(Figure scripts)
══════════════════════════════

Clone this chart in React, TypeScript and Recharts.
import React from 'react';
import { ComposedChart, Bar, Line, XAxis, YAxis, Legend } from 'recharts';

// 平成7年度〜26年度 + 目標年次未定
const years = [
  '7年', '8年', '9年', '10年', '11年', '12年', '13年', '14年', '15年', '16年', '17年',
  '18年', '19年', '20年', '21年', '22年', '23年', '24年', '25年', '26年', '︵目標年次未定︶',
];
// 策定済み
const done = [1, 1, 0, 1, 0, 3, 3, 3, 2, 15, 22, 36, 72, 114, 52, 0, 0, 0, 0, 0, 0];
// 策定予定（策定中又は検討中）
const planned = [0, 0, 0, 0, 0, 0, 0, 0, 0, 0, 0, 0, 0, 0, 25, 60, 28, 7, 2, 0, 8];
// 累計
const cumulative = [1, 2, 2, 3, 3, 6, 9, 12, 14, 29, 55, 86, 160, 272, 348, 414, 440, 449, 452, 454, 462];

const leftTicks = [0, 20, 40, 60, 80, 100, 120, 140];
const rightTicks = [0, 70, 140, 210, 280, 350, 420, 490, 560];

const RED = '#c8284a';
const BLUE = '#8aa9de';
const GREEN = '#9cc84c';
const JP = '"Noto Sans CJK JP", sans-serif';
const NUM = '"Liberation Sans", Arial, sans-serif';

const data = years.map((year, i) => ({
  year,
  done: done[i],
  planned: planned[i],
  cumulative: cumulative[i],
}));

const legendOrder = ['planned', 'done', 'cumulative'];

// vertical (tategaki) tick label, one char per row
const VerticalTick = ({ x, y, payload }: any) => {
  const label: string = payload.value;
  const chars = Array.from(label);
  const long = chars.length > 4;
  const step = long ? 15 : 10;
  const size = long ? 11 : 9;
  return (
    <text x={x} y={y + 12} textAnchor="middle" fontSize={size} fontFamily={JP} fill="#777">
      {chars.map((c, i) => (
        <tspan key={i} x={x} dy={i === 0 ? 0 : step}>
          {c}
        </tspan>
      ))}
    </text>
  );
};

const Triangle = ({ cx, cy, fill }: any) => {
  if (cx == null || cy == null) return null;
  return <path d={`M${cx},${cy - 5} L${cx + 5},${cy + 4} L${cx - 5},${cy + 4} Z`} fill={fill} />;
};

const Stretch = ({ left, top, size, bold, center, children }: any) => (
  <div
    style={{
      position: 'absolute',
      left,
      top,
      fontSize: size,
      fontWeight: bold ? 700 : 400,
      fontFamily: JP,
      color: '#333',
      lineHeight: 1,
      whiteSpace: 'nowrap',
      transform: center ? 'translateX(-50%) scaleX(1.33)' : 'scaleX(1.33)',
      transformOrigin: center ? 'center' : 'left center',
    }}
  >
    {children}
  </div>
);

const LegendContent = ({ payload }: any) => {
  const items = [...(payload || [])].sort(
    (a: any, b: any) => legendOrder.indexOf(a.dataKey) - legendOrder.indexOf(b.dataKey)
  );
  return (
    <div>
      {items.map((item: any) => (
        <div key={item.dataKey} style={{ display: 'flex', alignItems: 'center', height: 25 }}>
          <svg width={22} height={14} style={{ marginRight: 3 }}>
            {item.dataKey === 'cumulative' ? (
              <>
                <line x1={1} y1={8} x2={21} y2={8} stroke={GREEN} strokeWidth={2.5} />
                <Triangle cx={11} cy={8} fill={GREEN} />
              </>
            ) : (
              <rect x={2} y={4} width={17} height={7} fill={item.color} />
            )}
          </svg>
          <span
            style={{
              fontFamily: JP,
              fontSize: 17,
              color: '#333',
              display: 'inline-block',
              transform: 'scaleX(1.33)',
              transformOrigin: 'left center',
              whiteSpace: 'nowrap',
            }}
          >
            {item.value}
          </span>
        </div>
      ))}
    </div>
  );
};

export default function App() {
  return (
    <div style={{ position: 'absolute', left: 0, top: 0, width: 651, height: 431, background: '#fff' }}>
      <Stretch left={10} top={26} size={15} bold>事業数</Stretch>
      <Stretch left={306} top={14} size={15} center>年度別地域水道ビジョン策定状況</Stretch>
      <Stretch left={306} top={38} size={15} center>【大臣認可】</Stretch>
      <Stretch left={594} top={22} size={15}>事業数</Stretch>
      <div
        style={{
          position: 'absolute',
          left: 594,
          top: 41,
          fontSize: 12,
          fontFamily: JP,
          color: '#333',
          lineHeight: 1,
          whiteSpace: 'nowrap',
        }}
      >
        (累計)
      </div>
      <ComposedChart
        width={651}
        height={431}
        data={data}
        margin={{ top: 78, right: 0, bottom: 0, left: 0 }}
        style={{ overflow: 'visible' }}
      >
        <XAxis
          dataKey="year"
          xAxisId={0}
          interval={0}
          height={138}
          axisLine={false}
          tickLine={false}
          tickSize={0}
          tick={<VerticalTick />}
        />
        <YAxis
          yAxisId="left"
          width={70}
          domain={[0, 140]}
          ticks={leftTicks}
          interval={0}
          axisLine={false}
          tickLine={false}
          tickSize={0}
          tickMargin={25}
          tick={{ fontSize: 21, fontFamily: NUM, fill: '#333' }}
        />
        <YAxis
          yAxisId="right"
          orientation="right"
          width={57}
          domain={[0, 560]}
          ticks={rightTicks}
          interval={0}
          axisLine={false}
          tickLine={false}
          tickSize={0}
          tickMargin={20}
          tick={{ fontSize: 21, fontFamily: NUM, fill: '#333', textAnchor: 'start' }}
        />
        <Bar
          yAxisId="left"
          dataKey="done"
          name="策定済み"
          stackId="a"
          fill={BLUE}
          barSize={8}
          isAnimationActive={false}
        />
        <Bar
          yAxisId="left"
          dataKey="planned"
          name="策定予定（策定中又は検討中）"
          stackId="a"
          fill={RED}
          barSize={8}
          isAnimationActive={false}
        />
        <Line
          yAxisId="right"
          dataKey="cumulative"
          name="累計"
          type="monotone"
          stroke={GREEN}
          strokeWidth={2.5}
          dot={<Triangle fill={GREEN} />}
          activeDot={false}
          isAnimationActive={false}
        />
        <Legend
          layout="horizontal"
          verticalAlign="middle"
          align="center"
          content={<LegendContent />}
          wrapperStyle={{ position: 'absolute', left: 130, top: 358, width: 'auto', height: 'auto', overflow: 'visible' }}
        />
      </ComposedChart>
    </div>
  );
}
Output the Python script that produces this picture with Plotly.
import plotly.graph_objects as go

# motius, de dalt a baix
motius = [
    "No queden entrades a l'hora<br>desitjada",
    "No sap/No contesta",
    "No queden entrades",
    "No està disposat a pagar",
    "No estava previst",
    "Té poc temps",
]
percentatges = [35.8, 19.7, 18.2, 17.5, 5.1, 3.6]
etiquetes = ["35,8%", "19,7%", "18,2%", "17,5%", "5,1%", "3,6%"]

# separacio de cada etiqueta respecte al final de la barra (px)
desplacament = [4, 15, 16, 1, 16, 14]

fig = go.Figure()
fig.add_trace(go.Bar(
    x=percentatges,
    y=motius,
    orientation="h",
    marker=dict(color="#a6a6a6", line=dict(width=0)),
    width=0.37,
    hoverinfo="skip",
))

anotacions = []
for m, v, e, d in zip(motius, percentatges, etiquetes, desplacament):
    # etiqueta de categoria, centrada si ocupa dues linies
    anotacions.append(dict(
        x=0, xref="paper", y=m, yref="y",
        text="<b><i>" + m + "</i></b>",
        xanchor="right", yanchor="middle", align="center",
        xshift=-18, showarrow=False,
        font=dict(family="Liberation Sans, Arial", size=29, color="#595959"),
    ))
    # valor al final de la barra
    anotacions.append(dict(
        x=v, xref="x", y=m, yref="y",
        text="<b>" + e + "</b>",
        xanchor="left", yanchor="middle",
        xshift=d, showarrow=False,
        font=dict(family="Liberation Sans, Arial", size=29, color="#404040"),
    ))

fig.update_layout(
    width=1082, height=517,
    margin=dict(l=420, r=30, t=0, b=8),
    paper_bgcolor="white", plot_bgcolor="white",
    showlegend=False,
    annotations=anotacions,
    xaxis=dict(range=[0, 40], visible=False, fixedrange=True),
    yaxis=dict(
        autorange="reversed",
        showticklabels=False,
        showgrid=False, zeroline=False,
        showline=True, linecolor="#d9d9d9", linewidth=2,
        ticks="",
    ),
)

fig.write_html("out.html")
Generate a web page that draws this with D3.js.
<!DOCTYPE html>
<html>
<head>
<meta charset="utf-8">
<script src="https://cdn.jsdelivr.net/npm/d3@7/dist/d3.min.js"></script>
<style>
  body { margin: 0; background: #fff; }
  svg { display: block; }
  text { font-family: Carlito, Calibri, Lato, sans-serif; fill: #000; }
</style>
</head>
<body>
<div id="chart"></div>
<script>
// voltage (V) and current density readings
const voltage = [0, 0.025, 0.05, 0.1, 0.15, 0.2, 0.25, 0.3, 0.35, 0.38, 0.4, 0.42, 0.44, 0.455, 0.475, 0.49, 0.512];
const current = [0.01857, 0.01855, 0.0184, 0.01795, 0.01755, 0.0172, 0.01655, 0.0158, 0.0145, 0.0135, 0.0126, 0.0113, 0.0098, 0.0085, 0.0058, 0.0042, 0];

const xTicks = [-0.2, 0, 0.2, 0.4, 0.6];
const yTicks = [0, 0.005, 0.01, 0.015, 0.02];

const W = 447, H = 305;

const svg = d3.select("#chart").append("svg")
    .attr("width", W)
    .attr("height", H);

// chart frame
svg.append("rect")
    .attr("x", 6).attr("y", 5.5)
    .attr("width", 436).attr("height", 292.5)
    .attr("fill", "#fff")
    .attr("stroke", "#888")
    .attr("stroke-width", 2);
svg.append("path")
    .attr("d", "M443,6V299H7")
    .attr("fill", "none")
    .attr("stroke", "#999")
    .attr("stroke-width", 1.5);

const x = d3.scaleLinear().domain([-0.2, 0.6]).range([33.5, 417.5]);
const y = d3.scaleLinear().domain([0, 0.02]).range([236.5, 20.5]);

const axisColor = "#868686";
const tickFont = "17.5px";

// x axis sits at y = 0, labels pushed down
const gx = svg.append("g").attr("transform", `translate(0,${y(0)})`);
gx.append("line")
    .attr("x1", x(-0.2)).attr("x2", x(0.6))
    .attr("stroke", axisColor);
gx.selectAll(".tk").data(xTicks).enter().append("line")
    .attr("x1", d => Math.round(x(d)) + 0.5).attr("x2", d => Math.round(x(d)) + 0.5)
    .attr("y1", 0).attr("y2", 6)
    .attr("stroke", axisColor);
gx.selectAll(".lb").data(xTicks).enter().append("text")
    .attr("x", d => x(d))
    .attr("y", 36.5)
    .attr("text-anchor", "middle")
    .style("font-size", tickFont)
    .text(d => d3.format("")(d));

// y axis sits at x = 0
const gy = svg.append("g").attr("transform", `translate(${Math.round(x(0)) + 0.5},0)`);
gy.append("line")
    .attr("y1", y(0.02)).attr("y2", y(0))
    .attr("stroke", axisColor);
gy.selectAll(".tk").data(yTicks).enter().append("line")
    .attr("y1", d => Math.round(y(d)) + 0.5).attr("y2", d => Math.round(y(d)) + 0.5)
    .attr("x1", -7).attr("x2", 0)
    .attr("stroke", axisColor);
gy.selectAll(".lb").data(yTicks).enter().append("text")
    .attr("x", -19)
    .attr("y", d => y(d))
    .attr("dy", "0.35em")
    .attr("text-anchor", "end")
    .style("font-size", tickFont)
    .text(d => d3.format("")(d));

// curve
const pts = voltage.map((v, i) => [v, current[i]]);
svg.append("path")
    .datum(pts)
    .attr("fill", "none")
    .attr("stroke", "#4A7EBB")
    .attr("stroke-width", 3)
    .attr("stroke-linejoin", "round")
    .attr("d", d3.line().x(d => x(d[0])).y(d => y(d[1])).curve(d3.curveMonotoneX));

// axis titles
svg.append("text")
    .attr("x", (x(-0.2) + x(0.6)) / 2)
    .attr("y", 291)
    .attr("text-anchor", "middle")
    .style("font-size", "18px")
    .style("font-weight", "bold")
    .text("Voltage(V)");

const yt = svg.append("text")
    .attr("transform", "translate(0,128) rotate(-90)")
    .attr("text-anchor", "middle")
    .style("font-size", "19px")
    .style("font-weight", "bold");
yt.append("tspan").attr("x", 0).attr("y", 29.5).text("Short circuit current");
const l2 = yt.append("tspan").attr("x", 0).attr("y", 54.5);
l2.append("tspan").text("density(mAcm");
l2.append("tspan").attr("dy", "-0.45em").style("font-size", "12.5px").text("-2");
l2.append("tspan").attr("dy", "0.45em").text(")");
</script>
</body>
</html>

══════════════════════════════

Exercise >> Copy the lines from the entries above in which the word "that" appears.

Exercise output >>
Output the Python script that produces this picture with Plotly.
Generate a web page that draws this with D3.js.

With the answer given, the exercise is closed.